In addition, when the oxide semiconductor contains an alkali metal or an alkaline earth metal, defect states are formed and carriers are generated in some cases. Thus, a transistor using an oxide semiconductor that contains an alkali metal or an alkaline earth metal is likely to have normally-on characteristics. Thus, the concentration of an alkali metal or an alkaline earth metal in the oxide semiconductor, which is obtained by SIMS, is set lower than or equal to 1×1018 atoms/cm3, preferably lower than or equal to 2×1016 atoms/cm3.
Furthermore, when the oxide semiconductor contains nitrogen, the oxide semiconductor easily becomes n-type by generation of electrons serving as carriers and an increase in carrier concentration. As a result, a transistor using an oxide semiconductor containing nitrogen as a semiconductor is likely to have normally-on characteristics. Alternatively, when nitrogen is contained in the oxide semiconductor, a trap state is sometimes formed. This might make the electrical characteristics of the transistor unstable.

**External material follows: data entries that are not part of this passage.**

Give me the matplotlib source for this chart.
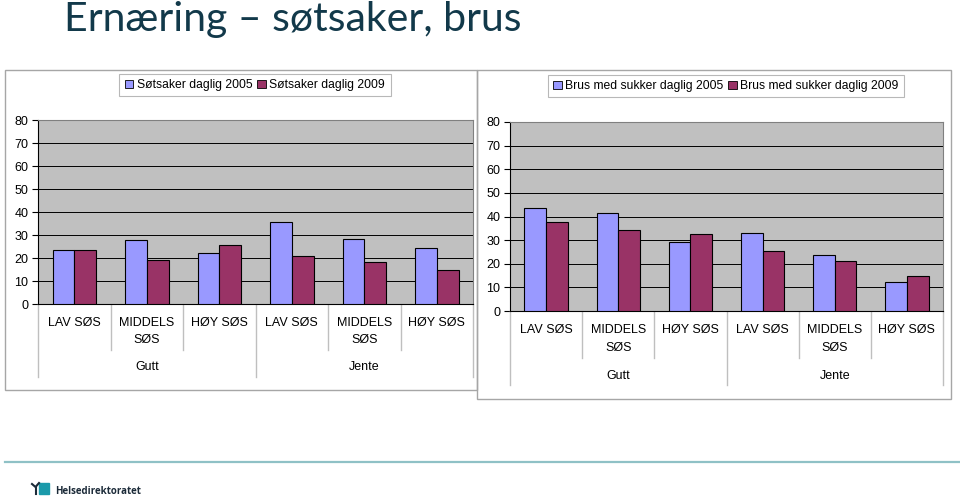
import numpy as np
import matplotlib
matplotlib.use('Agg')
import matplotlib.pyplot as plt
import matplotlib.transforms as mtransforms
from matplotlib.patches import Patch, Rectangle
from matplotlib.lines import Line2D

# data
sos = ['LAV SØS', 'MIDDELS\nSØS', 'HØY SØS', 'LAV SØS', 'MIDDELS\nSØS', 'HØY SØS']
kjonn = ['Gutt', 'Jente']

sot_2005 = [23.6, 27.7, 22.0, 35.5, 28.4, 24.5]
sot_2009 = [23.6, 19.0, 25.5, 21.0, 18.1, 14.9]
brus_2005 = [43.7, 41.6, 29.0, 32.9, 23.6, 12.2]
brus_2009 = [37.6, 34.2, 32.5, 25.5, 21.1, 14.9]

sot_labels = ['Søtsaker daglig 2005', 'Søtsaker daglig 2009']
brus_labels = ['Brus med sukker daglig 2005', 'Brus med sukker daglig 2009']

c2005 = '#9999FF'
c2009 = '#993366'

W, H = 960, 498
plt.rcParams['font.family'] = ['Liberation Sans', 'DejaVu Sans']

fig = plt.figure(figsize=(W / 100, H / 100), dpi=100)


def fx(x):
    return x / W


def fy(y):
    return 1 - y / H


def panel(box, plot, v05, v09, labels, lab_y, lab_y2, grp_y, sub_end, grp_end, leg_c):
    # chart frame
    x0, y0, x1, y1 = box
    fig.add_artist(Rectangle((fx(x0), fy(y1)), (x1 - x0) / W, (y1 - y0) / H,
                             transform=fig.transFigure, fill=False,
                             edgecolor='#A6A6A6', lw=1))
    px0, py0, px1, py1 = plot
    ax = fig.add_axes([fx(px0), fy(py1), (px1 - px0) / W, (py1 - py0) / H])
    ax.set_facecolor('#C0C0C0')
    x = np.arange(len(v05))
    w = 0.3
    ax.bar(x - w / 2, v05, w, color=c2005, edgecolor='black', lw=0.8, zorder=3)
    ax.bar(x + w / 2, v09, w, color=c2009, edgecolor='black', lw=0.8, zorder=3)
    ax.set_xlim(-0.5, len(v05) - 0.5)
    ax.set_ylim(0, 80)
    ax.set_yticks(range(0, 81, 10))
    ax.set_xticks([])
    ax.set_axisbelow(True)
    ax.yaxis.grid(True, color='black', lw=0.7)
    ax.tick_params(axis='y', labelsize=9, length=4, width=0.8, pad=3)
    for s in ['top', 'right']:
        ax.spines[s].set_color('#808080')
        ax.spines[s].set_linewidth(0.8)
    for s in ['left', 'bottom']:
        ax.spines[s].set_color('black')
        ax.spines[s].set_linewidth(0.8)

    # multi level category axis
    tr = mtransforms.blended_transform_factory(ax.transData, fig.transFigure)
    for i, lab in enumerate(sos):
        lines = lab.split('\n')
        ax.text(i, fy(lab_y), lines[0], transform=tr, ha='center',
                va='center', fontsize=9)
        if len(lines) > 1:
            ax.text(i, fy(lab_y2), lines[1], transform=tr, ha='center',
                    va='center', fontsize=9)
    for g, name in enumerate(kjonn):
        ax.text(g * 3 + 1, fy(grp_y), name, transform=tr, ha='center',
                va='center', fontsize=9)
    for b in range(len(v05) + 1):
        end = grp_end if b % 3 == 0 else sub_end
        ax.plot([b - 0.5, b - 0.5], [fy(py1), fy(end)], transform=tr,
                color='#BFBFBF', lw=1, clip_on=False)

    handles = [Patch(facecolor=c2005, edgecolor='black', lw=0.6),
               Patch(facecolor=c2009, edgecolor='black', lw=0.6)]
    leg = fig.legend(handles, labels, loc='center',
                     bbox_to_anchor=(fx(leg_c[0]), fy(leg_c[1])), ncol=2,
                     frameon=True, fancybox=False, edgecolor='#A6A6A6',
                     fontsize=8.7, handlelength=0.7, handleheight=0.7,
                     handletextpad=0.3, columnspacing=0.4, borderpad=0.45)
    leg.get_frame().set_linewidth(0.8)
    return ax


panel((5, 70, 477, 390), (38, 120, 473, 304), sot_2005, sot_2009, sot_labels,
      323, 340, 367, 350, 377, (255, 85))
panel((477, 70, 951, 399), (510, 122, 943, 311), brus_2005, brus_2009,
      brus_labels, 330, 348, 376, 358, 385, (726, 86))

# title
fig.text(fx(64), fy(31), 'Ernæring – søtsaker, brus', fontsize=29.5,
         family=['Lato', 'DejaVu Sans'], color='#12394A', va='baseline')

# footer
fig.add_artist(Line2D([fx(5), 1], [fy(462), fy(462)], color='#8FC1C6', lw=1.6))
fig.add_artist(Rectangle((fx(39), fy(494)), 10 / W, 11 / H, color='#1B9AAA',
                         transform=fig.transFigure))
fig.add_artist(Line2D([fx(32), fx(35.5), fx(39)], [fy(484), fy(487), fy(483)],
                      color='#1C2B39', lw=1.5))
fig.add_artist(Line2D([fx(35.5), fx(35.5)], [fy(487), fy(494)], color='#1C2B39', lw=1.5))
fig.text(fx(55), fy(491), 'Helsedirektoratet', fontsize=7.0, fontweight='bold',
         family=['Open Sans', 'DejaVu Sans'], color='#1C2B39', va='center')

fig.savefig('out.png', dpi=100)
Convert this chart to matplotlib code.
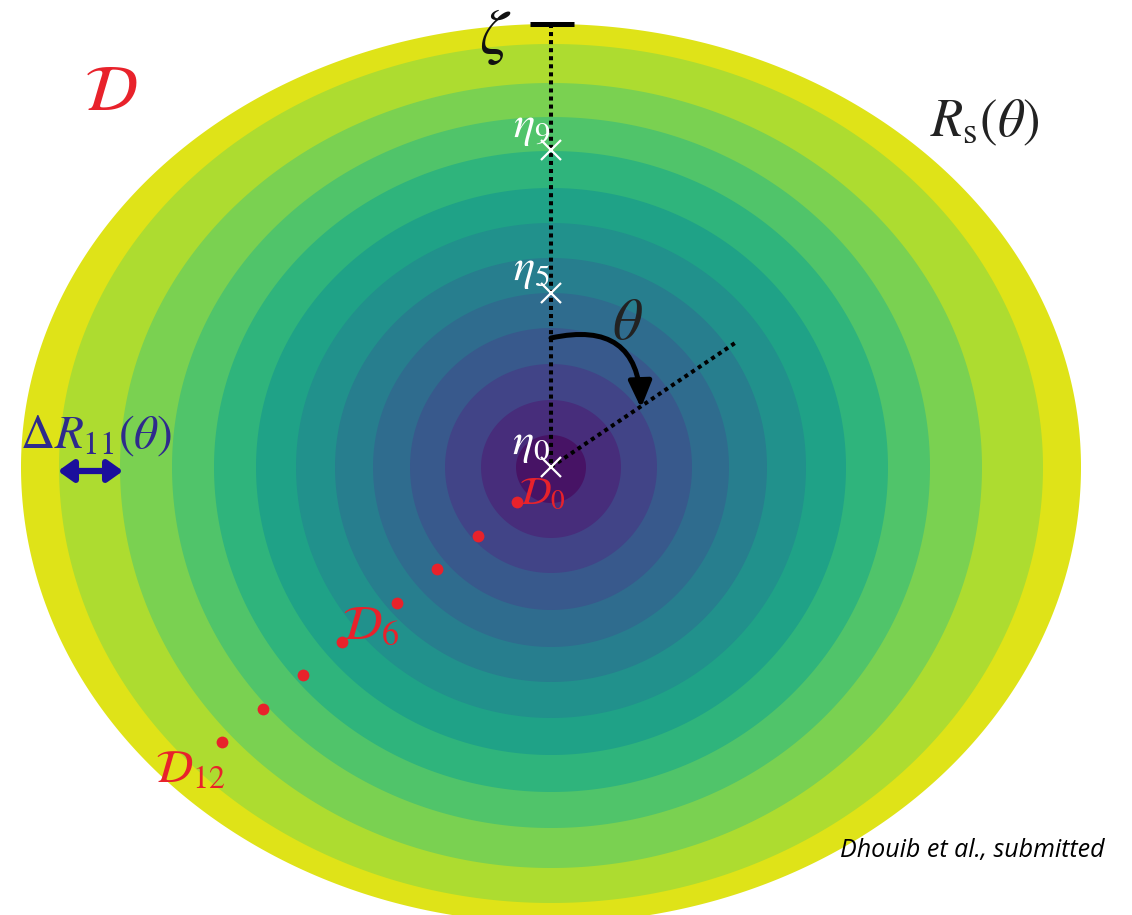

Therefore, the concentration of nitrogen in the oxide semiconductor, which is obtained by SIMS, is set lower than 5×1019 atoms/cm3, preferably lower than or equal to 5×1018 atoms/cm3, further preferably lower than or equal to 1×1018 atoms/cm3, and still further preferably lower than or equal to 5×1017 atoms/cm3.
In addition, hydrogen contained in the oxide semiconductor reacts with oxygen bonded to a metal atom to be water, and thus forms an oxygen vacancy in some cases. Entry of hydrogen into the oxygen vacancy generates an electron serving as a carrier in some cases. Furthermore, in some cases, some hydrogen is bonded to oxygen bonded to a metal atom and generates an electron serving as a carrier. Thus, a transistor using an oxide semiconductor containing hydrogen is likely to have normally-on characteristics. Accordingly, hydrogen in the oxide semiconductor is preferably reduced as much as possible. Specifically, the hydrogen concentration in the oxide semiconductor, which is obtained by SIMS, is set lower than 1×1020 atoms/cm3, preferably lower than 1×1019 atoms/cm3, further preferably lower than 5×1018 atoms/cm3, still further preferably lower than 1×1018 atoms/cm3.
When an oxide semiconductor with sufficiently reduced impurities is used for a channel formation region in a transistor, the transistor can have stable electrical characteristics.
At least part of this embodiment can be implemented in combination with the other embodiments described in this specification as appropriate.
In this embodiment, electronic devices of one embodiment of the present invention is described.
An electronic device in this embodiment includes the display device of one embodiment of the present invention. For the display device of one embodiment of the present invention, increases in resolution, definition, and sizes are easily achieved. Thus, the display device of one embodiment of the present invention can be used for display portions of a variety of electronic devices.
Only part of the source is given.